The present invention is not limited to the above described and illustrated embodiment. For example, the following embodiments are also included in the technical scope of the present invention.

(1) Although the spaces into which the assembly detecting portions are accommodated when the lock arm is resiliently displaced are secured in the spring accommodation space (internal space of the shorting terminal fitting) between the pair of protection wall portions in the above embodiment, accommodation spaces for the assembly detecting portions may be secured outside the shorting terminal fitting.

(2) Although the pair of assembly detecting portions are disposed while being laterally spaced apart in the above embodiment, one assembly detecting portion may be provided in a laterally central part.

(3) Although the assembly detecting portion is widened from the projecting end side toward the base end side in the projecting direction in the above embodiment, an assembly detecting portion may have a constant width from the base end side to the projecting end in the projecting direction.

(4) Although the interval between the assembly detecting portions and the shorting spring is set larger than that between the pressing portion and the shorting spring in the state where the lock arm is not resiliently displaced in the above embodiment, the interval between the assembly detecting portions and the shorting spring may be set smaller than or equal to that between the pressing portion and the shorting spring.

(5) Although the connector of the type that the detection terminals provided in the mating housing are shorted by the shorting terminal fitting when the mating housing and the connector housing are properly connected in the above embodiment, the present invention can also be applied to a connector housing of a type that detection terminals provided in the connector housing are shorted by a shorting terminal fitting in a state where a mating housing and the connector housing are not connected yet.

(6) Although the shorting terminal fitting is improperly assembled to be laterally inclined in the above embodiment, the present invention can be applied also when a shorting terminal fitting is improperly assembled to be inclined in a direction other than the lateral direction.

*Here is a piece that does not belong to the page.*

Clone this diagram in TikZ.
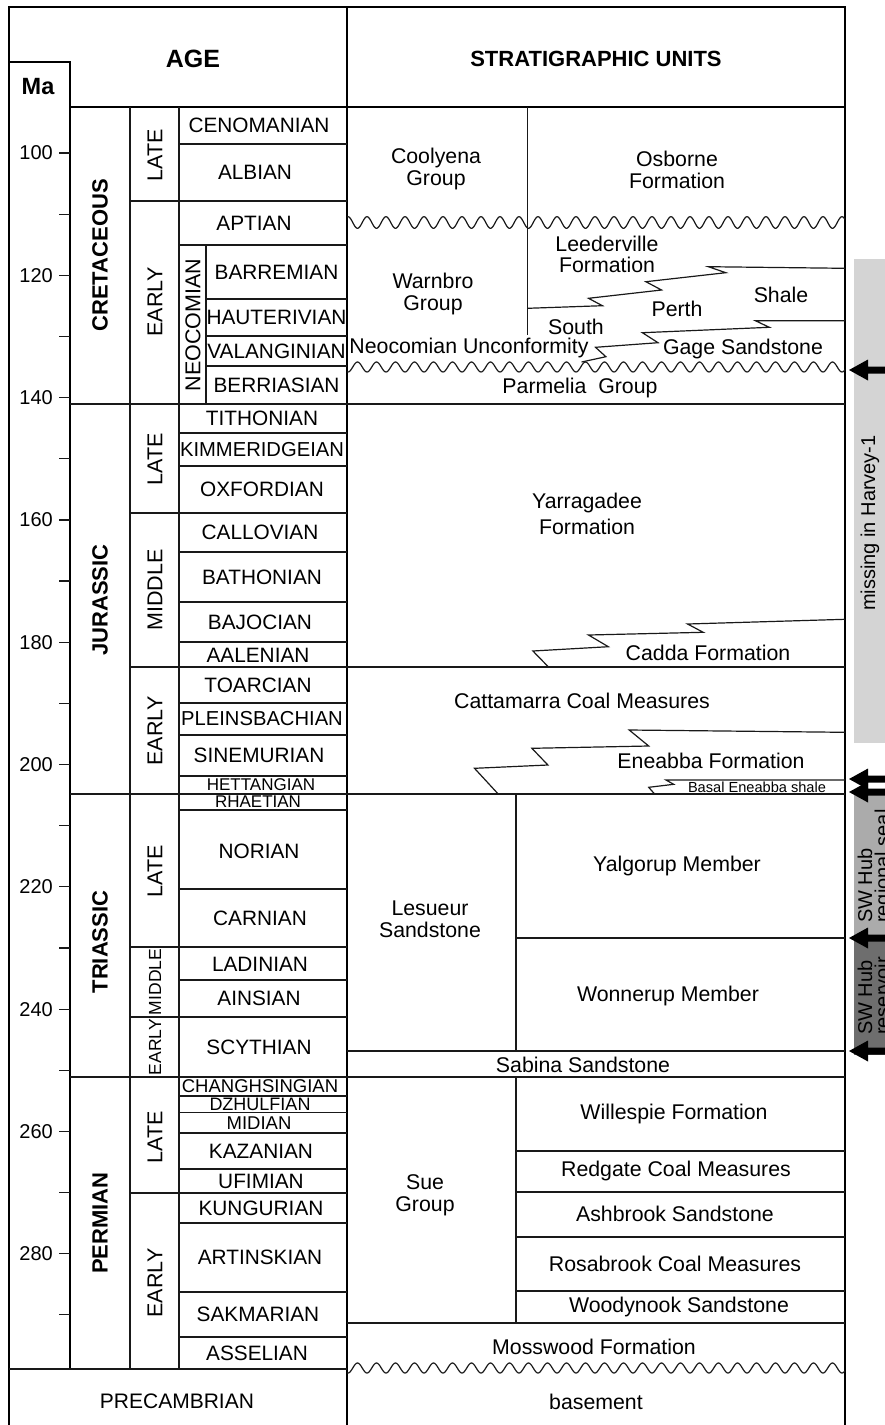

LIST OF REFERENCE NUMERALS

• F . . . female connector (connector)
• 10 . . . male housing (mating housing)
• 14 . . . short-circuit releasing portion
• 15 . . . reinforcing rib
• 16 . . . detection terminal
• 20 . . . female housing (connector housing)
• 21 . . . terminal mounting portion
• 24 . . . lock arm
• 28 . . . pressing portion
• 29 . . . assembly detecting portion
• 30 . . . shorting terminal fitting
• 32 . . . protection wall portion
• 36 . . . shorting spring
• 41 . . . wiping spring
• 42 . . . clearance

Claims

1. A connector, comprising:

a connector housing connectable to a mating housing, the connector housing reaching a properly connected state by way of an incompletely connected state in a connection process;

a terminal mounting portion formed in the connector housing;

a shorting terminal fitting mounted in the terminal mounting portion;

a lock arm formed in the connector housing, the lock arm being resiliently displaceable toward the terminal mounting portion due to interference with the mating housing in the incompletely connected state; and

an assembly detecting portion formed on the lock arm, the assembly detecting portion being capable of detecting an improperly assembled state of the shorting terminal fitting by interfering with the shorting terminal fitting in the connection process of the connector housing and the mating housing when the shorting terminal fitting is mounted in an improper posture in the terminal mounting portion,

wherein the assembly detecting portion includes a pair of assembly detecting portions that are disposed on both left and right end parts of a lower surface of the lock arm with a predetermined interval between the pair of assembly detecting portions,

the shorting terminal fitting includes a shorting spring and a pair of protection wall portions disposed to face each other across the shorting spring,

the assembly detecting portion is displaced along inner surfaces of the protection wall portions as the lock arm is resiliently displaced if the shorting terminal fitting is mounted in a proper posture,

a resilient displacement of the lock arm is restricted due to the interference of the assembly detecting portion with the protection wall portion if the shorting terminal fitting is improperly assembled,

the shorting spring resiliently contacts a pair of detection terminals provided in the mating housing in the properly connected state, thereby shorting the pair of detection terminals,

the lock arm includes a pressing portion for pressing the shorting spring to a short-circuit releasing position where the shorting spring is incapable of contacting the pair of detection terminals in the incompletely connected state and resiliently returning to a lock position to be separated from the shorting spring in the properly connected state,

the pressing portion presses a central part of the shorting spring in a facing direction of the pair of protection wall portions,

the shorting terminal fitting is formed with a pair of wiping springs arranged in parallel across a clearance, the pair of detection terminals sliding in contact with the pair of wiping springs in the connection process of the mating housing and the connector housing, the pair of wiping springs being separated from the detection terminals by a flat plate-like short-circuit releasing portion formed in the mating housing in the properly connected state, and

the clearance serves as an entrance path for a reinforcing rib projecting in a plate thickness direction of the short-circuit releasing portion from the short-circuit releasing portion.

2. The connector of claim 1, wherein an interval between the assembly detecting portion and the shorting spring is set larger than an interval between the pressing portion and the shorting spring in a state where the lock arm is not resiliently displaced.

3. The connector of claim 1, wherein the pair of assembly detecting portions are disposed at positions behind and adjacent to the pressing portion in a front-rear direction of the lock arm.